### WRITTEN TASK
How many of these lines hold the string "this"? Answer with the number only.

─── ROWS ───

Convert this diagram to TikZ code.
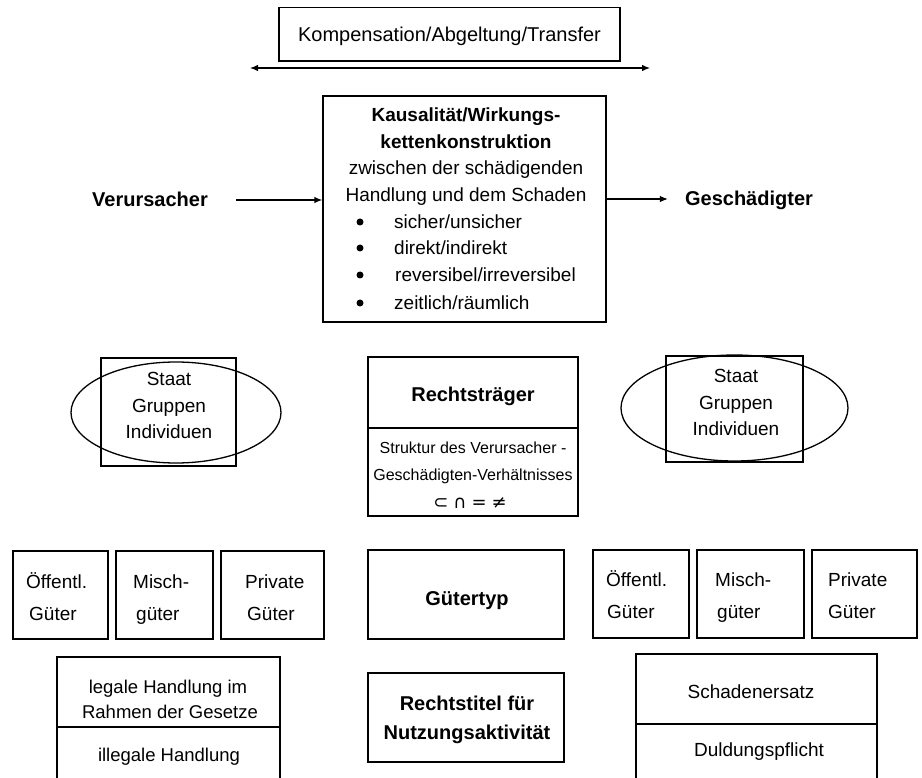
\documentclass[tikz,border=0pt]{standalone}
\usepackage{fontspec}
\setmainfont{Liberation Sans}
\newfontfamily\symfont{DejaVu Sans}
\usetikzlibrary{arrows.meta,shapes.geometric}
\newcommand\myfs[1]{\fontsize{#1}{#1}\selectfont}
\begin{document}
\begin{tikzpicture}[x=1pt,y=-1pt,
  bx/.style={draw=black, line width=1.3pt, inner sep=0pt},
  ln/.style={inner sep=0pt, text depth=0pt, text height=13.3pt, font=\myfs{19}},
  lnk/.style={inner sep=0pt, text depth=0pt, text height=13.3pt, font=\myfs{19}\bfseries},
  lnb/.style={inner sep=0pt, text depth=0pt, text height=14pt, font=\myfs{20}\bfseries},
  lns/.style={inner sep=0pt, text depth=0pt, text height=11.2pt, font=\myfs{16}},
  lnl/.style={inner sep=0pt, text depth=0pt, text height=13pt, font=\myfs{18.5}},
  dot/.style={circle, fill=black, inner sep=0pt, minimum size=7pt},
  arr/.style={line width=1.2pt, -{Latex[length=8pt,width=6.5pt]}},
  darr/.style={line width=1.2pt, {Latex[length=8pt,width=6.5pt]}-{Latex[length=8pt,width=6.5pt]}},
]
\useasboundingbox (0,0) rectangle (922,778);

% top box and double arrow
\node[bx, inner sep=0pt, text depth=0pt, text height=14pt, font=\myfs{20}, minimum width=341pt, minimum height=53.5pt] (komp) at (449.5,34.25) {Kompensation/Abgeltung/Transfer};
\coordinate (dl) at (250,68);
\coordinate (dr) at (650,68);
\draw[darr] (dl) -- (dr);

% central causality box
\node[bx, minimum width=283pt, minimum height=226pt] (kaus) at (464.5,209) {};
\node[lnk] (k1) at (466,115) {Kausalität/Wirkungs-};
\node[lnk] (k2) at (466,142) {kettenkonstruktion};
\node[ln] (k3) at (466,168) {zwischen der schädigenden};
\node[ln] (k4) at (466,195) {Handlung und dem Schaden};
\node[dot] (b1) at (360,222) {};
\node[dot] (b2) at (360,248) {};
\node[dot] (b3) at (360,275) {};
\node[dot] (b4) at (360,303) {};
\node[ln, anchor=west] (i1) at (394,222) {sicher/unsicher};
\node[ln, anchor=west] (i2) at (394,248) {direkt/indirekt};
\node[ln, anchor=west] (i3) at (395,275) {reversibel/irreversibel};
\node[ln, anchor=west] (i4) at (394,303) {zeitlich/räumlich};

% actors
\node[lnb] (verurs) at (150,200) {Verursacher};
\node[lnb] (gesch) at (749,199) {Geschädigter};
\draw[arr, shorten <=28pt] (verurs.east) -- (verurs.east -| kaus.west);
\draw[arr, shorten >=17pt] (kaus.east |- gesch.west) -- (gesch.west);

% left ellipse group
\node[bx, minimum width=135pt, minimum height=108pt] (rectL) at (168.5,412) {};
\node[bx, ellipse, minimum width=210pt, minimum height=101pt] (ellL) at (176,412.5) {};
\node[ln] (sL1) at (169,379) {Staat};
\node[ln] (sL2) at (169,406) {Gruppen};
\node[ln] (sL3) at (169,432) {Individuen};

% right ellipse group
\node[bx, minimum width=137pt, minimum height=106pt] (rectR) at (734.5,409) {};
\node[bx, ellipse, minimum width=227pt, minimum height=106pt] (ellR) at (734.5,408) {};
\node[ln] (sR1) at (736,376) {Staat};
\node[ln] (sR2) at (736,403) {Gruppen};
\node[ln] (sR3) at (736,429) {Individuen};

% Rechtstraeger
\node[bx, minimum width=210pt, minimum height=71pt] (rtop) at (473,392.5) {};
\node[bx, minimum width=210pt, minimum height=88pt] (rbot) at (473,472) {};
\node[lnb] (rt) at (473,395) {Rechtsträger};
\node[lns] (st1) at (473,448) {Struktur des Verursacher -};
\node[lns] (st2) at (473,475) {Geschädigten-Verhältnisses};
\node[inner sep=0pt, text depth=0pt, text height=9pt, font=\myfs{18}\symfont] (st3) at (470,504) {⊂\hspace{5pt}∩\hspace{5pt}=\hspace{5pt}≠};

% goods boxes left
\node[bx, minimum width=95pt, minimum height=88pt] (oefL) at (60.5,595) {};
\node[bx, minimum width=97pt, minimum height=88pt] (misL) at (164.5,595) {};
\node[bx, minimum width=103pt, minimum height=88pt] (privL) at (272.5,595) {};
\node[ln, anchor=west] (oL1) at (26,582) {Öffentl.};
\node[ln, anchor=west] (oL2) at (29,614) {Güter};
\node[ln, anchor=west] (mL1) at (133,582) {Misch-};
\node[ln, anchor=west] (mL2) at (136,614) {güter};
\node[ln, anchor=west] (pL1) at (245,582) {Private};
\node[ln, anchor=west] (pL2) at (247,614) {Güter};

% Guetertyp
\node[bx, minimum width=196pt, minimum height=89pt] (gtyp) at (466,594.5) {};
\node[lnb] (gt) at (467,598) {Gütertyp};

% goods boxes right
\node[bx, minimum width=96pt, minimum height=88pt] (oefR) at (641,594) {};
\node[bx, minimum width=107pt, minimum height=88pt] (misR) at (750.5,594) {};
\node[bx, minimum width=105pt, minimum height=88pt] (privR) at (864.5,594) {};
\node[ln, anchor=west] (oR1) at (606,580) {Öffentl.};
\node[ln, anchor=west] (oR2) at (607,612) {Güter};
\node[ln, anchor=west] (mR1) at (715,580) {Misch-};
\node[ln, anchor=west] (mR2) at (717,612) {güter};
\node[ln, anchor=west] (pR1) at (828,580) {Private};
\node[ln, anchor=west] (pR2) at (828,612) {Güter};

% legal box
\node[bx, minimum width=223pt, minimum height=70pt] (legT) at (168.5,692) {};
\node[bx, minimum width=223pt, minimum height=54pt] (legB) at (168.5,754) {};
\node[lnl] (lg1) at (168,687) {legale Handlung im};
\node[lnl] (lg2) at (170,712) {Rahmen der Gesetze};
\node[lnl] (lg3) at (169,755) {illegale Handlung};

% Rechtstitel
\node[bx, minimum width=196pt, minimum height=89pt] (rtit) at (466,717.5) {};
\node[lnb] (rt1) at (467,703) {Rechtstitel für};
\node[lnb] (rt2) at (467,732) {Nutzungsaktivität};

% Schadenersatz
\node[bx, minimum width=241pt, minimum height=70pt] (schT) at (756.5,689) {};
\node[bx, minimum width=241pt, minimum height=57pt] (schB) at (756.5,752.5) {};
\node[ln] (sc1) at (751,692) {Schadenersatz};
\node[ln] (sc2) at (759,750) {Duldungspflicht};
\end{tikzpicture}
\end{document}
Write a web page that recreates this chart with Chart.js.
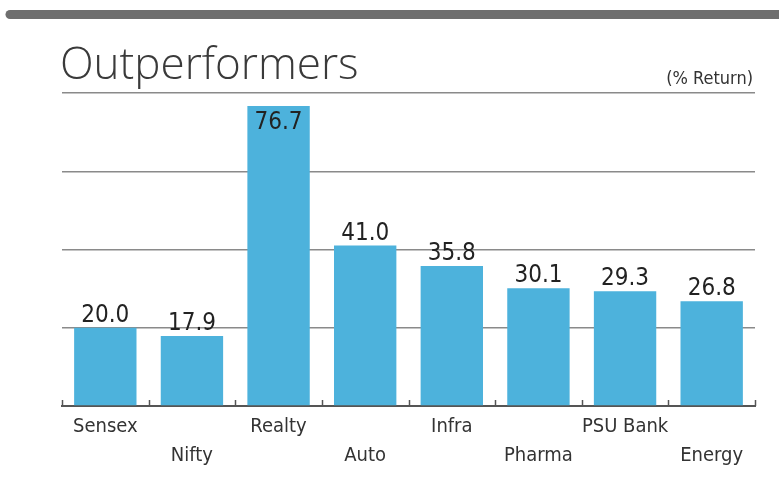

───

### FINAL RESULT
2